-- Brief --
Return each line containing the string "this".

-- Material for the task --
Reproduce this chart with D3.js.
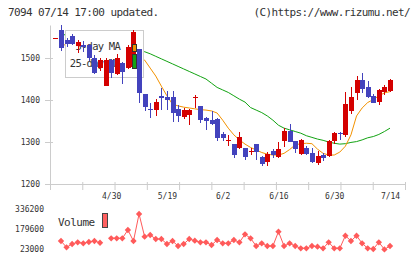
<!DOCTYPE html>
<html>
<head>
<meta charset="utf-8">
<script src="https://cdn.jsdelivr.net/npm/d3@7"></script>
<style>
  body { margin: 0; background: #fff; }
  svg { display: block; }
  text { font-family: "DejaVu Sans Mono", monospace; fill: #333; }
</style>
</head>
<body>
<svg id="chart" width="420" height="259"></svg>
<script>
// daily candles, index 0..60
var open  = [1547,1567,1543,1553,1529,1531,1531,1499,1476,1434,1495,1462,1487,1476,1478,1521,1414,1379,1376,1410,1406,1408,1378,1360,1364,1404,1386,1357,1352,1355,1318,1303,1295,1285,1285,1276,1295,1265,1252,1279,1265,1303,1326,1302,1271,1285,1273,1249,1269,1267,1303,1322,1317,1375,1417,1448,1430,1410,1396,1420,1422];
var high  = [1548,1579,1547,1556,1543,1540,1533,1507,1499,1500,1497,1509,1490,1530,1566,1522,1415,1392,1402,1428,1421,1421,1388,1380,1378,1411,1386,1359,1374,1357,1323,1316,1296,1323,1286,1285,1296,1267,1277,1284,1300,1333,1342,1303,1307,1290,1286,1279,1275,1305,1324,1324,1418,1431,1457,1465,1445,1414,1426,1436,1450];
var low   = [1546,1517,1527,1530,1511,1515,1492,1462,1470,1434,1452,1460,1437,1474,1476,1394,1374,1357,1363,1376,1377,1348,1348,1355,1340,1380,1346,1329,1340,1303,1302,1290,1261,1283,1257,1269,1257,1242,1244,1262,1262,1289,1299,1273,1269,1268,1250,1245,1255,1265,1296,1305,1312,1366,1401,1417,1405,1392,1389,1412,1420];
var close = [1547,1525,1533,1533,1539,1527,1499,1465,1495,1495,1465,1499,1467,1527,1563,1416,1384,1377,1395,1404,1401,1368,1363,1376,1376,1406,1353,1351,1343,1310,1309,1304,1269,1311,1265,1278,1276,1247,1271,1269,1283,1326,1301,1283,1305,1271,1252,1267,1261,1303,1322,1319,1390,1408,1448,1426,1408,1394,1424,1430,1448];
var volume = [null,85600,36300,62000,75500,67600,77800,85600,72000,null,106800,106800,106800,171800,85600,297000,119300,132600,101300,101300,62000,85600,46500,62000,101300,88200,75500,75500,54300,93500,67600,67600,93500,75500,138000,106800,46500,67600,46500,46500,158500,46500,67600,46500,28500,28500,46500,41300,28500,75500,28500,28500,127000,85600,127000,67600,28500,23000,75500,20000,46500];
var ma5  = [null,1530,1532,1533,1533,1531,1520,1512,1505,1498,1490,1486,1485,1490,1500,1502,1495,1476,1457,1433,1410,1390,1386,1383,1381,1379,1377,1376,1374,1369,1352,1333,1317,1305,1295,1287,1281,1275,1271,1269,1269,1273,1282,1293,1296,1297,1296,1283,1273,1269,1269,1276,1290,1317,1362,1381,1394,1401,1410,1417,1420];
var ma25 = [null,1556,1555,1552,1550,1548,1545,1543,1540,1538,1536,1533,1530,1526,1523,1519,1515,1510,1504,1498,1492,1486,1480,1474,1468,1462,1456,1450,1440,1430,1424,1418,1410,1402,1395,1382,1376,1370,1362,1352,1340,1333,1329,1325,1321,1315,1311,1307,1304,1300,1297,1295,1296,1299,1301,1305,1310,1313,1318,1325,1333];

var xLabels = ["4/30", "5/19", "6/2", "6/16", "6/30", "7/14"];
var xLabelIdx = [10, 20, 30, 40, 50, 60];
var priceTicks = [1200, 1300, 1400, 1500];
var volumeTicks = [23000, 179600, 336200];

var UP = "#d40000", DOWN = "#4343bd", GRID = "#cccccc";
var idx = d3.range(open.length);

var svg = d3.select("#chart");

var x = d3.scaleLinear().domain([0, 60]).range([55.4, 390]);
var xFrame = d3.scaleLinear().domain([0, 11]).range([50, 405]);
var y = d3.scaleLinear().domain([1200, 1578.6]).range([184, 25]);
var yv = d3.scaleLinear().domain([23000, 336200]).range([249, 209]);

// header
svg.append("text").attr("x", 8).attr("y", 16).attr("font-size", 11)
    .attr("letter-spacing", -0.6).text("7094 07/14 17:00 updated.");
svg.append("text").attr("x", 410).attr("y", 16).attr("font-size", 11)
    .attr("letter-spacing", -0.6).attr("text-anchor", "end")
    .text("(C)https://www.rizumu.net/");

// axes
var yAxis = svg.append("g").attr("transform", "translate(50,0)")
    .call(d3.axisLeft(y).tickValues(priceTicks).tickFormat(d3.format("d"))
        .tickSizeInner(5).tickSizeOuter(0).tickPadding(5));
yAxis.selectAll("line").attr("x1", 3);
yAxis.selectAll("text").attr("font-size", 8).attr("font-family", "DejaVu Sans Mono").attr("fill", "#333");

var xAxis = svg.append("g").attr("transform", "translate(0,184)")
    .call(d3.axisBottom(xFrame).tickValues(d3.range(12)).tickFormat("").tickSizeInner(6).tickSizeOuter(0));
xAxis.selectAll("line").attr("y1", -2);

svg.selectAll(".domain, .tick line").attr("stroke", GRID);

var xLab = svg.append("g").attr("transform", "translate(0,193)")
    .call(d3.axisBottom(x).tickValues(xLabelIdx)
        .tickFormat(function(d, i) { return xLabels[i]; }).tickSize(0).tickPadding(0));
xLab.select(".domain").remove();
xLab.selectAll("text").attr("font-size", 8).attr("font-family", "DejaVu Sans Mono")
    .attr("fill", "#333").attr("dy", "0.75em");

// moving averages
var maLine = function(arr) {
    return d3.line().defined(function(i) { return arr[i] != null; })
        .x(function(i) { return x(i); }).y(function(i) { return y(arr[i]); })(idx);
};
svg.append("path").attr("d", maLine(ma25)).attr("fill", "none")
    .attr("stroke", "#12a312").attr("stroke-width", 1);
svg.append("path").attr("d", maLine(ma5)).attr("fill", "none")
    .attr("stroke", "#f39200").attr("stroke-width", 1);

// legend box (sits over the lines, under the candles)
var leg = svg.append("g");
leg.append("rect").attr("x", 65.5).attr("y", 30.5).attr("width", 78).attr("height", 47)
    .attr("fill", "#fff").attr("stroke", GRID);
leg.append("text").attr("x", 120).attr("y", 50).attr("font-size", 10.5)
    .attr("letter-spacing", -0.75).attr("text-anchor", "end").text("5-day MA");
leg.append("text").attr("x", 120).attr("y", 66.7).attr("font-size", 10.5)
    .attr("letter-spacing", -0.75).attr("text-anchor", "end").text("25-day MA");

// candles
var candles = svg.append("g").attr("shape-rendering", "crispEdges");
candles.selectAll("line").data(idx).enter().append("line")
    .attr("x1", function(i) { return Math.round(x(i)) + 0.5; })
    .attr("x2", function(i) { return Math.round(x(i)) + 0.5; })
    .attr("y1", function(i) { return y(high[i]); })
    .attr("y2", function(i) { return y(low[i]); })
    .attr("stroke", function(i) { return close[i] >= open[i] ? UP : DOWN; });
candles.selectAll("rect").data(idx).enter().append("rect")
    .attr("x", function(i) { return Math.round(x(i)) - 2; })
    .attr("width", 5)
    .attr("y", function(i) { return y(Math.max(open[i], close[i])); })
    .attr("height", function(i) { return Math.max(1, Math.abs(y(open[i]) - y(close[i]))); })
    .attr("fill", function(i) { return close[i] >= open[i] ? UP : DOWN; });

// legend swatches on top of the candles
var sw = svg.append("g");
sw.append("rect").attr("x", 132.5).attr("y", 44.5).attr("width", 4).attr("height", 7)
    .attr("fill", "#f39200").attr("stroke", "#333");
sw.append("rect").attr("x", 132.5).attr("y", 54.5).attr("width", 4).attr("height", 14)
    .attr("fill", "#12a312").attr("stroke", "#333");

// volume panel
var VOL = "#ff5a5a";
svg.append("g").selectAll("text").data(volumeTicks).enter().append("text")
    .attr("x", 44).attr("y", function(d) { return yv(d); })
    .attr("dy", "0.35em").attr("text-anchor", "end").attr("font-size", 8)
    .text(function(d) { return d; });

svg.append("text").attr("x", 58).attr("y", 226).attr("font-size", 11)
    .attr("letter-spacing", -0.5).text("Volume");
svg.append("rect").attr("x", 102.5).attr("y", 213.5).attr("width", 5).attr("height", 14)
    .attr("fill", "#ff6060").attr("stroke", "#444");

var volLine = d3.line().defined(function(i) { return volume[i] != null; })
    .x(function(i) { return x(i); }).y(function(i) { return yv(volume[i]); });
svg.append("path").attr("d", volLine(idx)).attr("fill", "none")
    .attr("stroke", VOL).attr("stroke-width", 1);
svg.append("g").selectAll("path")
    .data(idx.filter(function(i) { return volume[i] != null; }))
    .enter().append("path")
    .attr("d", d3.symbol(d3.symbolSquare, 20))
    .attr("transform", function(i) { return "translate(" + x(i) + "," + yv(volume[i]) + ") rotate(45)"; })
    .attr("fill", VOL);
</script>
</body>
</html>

==

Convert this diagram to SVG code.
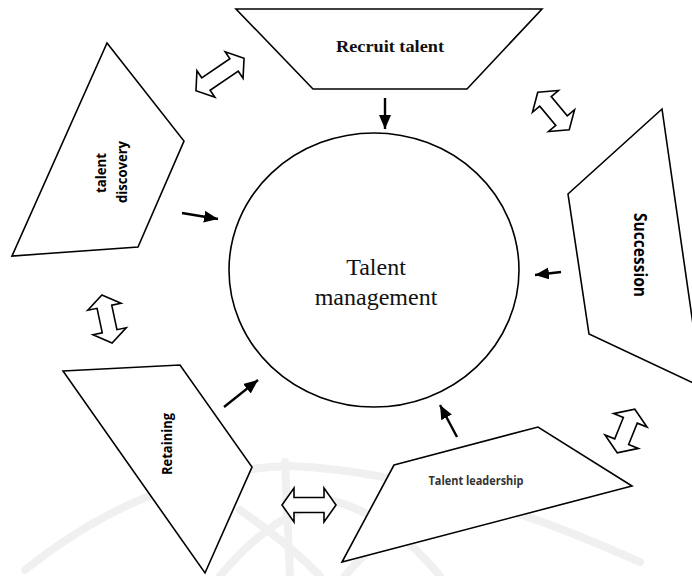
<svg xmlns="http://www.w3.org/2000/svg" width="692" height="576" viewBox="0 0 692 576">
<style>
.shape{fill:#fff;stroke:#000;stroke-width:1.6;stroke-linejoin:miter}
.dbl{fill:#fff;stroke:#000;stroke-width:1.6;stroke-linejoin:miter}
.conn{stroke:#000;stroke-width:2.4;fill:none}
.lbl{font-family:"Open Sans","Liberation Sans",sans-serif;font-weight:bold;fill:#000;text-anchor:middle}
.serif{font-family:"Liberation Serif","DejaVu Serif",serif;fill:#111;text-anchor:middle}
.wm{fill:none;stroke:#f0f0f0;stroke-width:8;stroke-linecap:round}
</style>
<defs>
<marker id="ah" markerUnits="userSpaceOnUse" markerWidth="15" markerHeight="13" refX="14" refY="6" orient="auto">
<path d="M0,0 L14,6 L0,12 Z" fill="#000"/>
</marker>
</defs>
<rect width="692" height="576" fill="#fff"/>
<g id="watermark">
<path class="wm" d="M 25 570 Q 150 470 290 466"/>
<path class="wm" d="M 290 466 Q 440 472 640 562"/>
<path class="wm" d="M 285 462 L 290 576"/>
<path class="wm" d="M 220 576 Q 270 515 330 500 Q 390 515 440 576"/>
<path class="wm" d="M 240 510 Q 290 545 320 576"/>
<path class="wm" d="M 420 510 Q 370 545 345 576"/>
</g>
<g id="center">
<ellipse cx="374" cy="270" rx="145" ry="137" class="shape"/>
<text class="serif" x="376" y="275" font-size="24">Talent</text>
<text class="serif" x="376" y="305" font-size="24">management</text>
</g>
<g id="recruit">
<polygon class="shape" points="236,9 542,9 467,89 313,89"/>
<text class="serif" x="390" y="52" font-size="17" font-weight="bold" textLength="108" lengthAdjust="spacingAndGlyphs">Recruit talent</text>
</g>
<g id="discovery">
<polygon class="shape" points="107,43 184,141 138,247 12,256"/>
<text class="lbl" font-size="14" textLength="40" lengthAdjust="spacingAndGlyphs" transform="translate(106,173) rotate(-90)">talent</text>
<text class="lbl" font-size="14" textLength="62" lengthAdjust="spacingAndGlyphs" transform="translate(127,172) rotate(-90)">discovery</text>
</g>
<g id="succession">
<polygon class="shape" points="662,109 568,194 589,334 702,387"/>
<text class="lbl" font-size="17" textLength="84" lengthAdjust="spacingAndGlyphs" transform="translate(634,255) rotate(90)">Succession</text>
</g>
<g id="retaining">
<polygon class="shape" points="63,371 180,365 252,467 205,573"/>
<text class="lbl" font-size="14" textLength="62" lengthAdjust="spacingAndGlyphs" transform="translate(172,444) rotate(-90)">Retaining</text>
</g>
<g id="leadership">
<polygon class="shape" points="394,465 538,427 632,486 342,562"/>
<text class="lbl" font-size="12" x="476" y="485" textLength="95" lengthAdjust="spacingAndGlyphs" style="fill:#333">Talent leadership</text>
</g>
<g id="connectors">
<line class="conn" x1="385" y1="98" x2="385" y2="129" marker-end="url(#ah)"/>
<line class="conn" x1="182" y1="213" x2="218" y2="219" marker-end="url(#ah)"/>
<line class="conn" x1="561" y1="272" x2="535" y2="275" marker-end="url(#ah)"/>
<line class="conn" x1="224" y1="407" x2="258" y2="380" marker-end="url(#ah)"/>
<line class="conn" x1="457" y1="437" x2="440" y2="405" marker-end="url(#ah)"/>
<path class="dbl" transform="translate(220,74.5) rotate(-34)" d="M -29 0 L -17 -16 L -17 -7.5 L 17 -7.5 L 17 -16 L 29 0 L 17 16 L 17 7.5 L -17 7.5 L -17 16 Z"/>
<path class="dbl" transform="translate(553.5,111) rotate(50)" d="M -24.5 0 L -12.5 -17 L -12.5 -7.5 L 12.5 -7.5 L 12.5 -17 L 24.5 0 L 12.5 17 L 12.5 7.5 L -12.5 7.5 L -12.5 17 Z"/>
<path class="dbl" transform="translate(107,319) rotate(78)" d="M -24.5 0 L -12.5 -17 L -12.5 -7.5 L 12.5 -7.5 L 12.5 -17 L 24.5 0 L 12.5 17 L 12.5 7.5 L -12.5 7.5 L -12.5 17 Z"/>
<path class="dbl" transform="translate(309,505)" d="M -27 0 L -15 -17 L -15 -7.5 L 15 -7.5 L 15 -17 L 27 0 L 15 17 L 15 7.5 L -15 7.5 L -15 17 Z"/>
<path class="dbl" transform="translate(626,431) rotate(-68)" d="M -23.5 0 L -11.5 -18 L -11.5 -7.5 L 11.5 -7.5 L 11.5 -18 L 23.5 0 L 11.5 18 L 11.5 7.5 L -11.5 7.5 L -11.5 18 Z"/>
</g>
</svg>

--

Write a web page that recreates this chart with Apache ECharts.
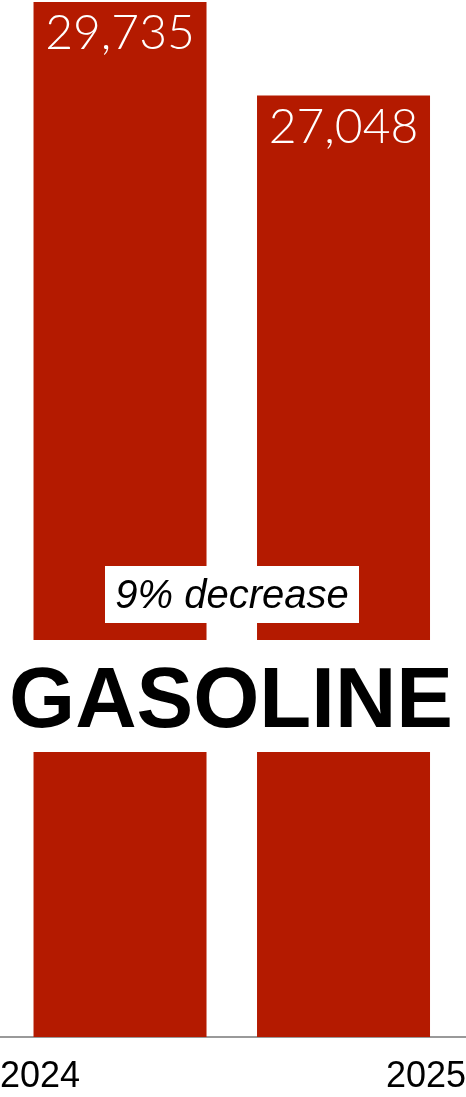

-- Problem solution --
Reproduce this chart with D3.js.
Convert this diagram to SVG code.
Write a web page that recreates this chart with Apache ECharts.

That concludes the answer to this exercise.